Message amical de Robert Steuckers à la rédaction du journal hebdomadaire « Zur Zeit » (Vienne), à l’occasion de son dixième anniversaire

 

« Political Correctness » ? Non merci ! Est-ce là encore une platitude de notre monde moderne, qui voudrait subitement ne plus être « moderne », comme nous ? Peut-être. Ou peut-être pas. Car créer un hebdomadaire conservateur (des valeurs et non des structures) qui soit simultanément libre d’esprit, freisinnig, cela signifie vouloir immuniser le citoyen contre l’emprise des « généralités » rigides, qui tiennent le haut du pavé en Europe aujourd’hui. Un tel combat n’est ni d’hier ni d’avant-hier. La galerie des ancêtres, qui nous ont précédé dans cette lutte, est impressionnante.

 

Notre maître à tous, Armin Mohler, avait posé le combat contre toutes les « généralités » dominantes, terriblement simplificatrices, et pour le maintien de l’infinie diversité du monde comme l’ « agonalité » en soi. Aux sources des « généralités » qui sévissent aujourd’hui, nous trouvons une interprétation boiteuse de la philosophie des Lumières, interprétation boiteuse qui est couplée à une apologie du bavardage que l’on veut nous servir sous la forme de la « raison communicationnelle » de Jürgen Habermas.
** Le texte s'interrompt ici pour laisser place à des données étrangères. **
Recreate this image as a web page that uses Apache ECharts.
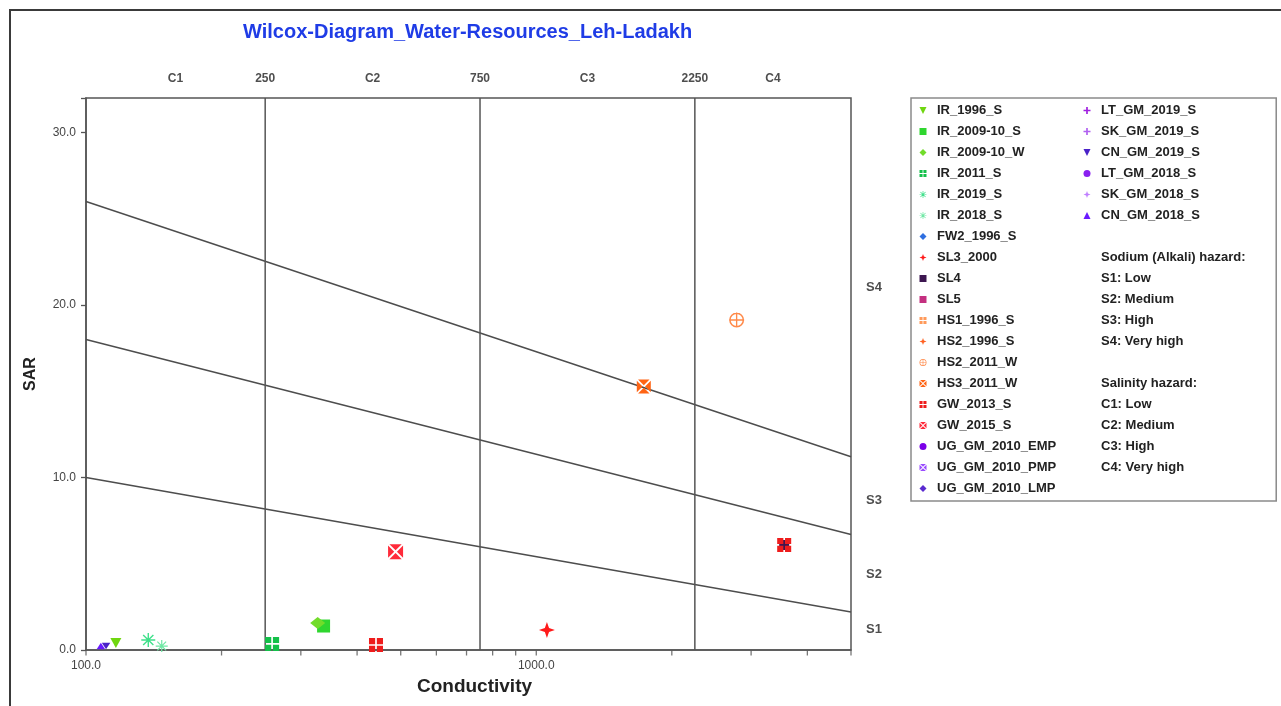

Cette interprétation pauvre et limitée des Lumières, propre au jacobinisme, fait en sorte que a) toute continuité particulière de nature historique est biffée, car, dans cette optique, tout ce qui a été jadis est d’office considéré comme irrémédiablement révolu ; ensuite, b) cette interprétation boiteuse géométrise ou rend abstraite toute pensée politique (cf. Georges Gusdorf), ce qui entraîne que toute communauté politique/historique se voit vidée de ses forces originales par des zélotes frénétiques, si bien, qu’en bout de course, il n’y a plus qu’un et un seul possible qui soit toléré : la répétition ad infinitum du même discours monotone et dévitalisé, ce qui revient à répéter les « vérités » abstraites posées une fois pour toutes par ces zélotes autoritaires.

 

Les peuples doivent dès lors écouter l’appel : « Prolétaires de tous les pays, devenez des perroquets bavards ! ». Chaque mot qui n’est pas la répétition du déjà répété se verra labelliser « scandaleux », contraire à l’esprit perroquet, voire « fasciste » pour reprendre, ironiquement et pour une fois, les tics langagiers de notre misère contemporaine. Orwell nous salue, de là où il se trouve aujourd’hui ! Nous exigeons dès lors le droit de ne plus avoir à répéter les slogans pétrifiés de la « correction politique », nous réclamons le droit d’innover, le droit de pérégriner à nouveau vers les sources vives, vers les fleuves, qui sont certes toujours les mêmes fleuves mais dont les eaux ne sont jamais identiques, ne coulent jamais de la même façon (Héraclite !). Raison pour laquelle, il s’avère impératif de créer un autre langage politique, un langage qui rend à nouveau les concepts fluides, qui corrode et dissout les rigidités de l’établissement par son insolence et son acidité, qui s’exprime par le rire et la moquerie ! Notre arme principale doit être ou redevenir l’ironie ; notre tâche principale est de ramener à la vie la fraîcheur d’esprit de ce bon vieux Diogène !

 

Les revues sont les laboratoires de l’avenir, qui ont pour tâche de saisir le devenir et l’effervescence du monde, et, de ce fait, il n’y a pas d’avenir possible si l’on n’obtient ou ne conquiert pas le droit d’affirmer de nouvelles valeurs ou de raviver des valeurs anciennes et fondamentales, sans avoir à craindre de censure.

 

Voilà pourquoi je souhaite encore de longues années d’agonalité à « zur Zeit » et à ses animateurs, et surtout, en particulier, à ceux d’entre eux que je connais depuis de si longues années et qui sont venus de Vienne, tout jeunes, pour participer aux séminaires de Munkzwalm en Flandre orientale avec des amis accourus de toute l’Europe, ce qui a forgé des liens d’amitié indéfectibles. Je leur souhaite donc de longues années d’agonalité, ce qui mettra indubitablement du sel dans notre soupe quotidienne. Je nous souhaite à tous une longue route pleine de découvertes et d’enrichissements intellectuels, avec des hauts et des bas, et toujours bien loin des fades opinions de nos contemporains repus, opinions que nous allons, bien évidemment, moquer avec polissonnerie, sans trêve et dans la joie ! Glück Auf !

 

Robert Steuckers.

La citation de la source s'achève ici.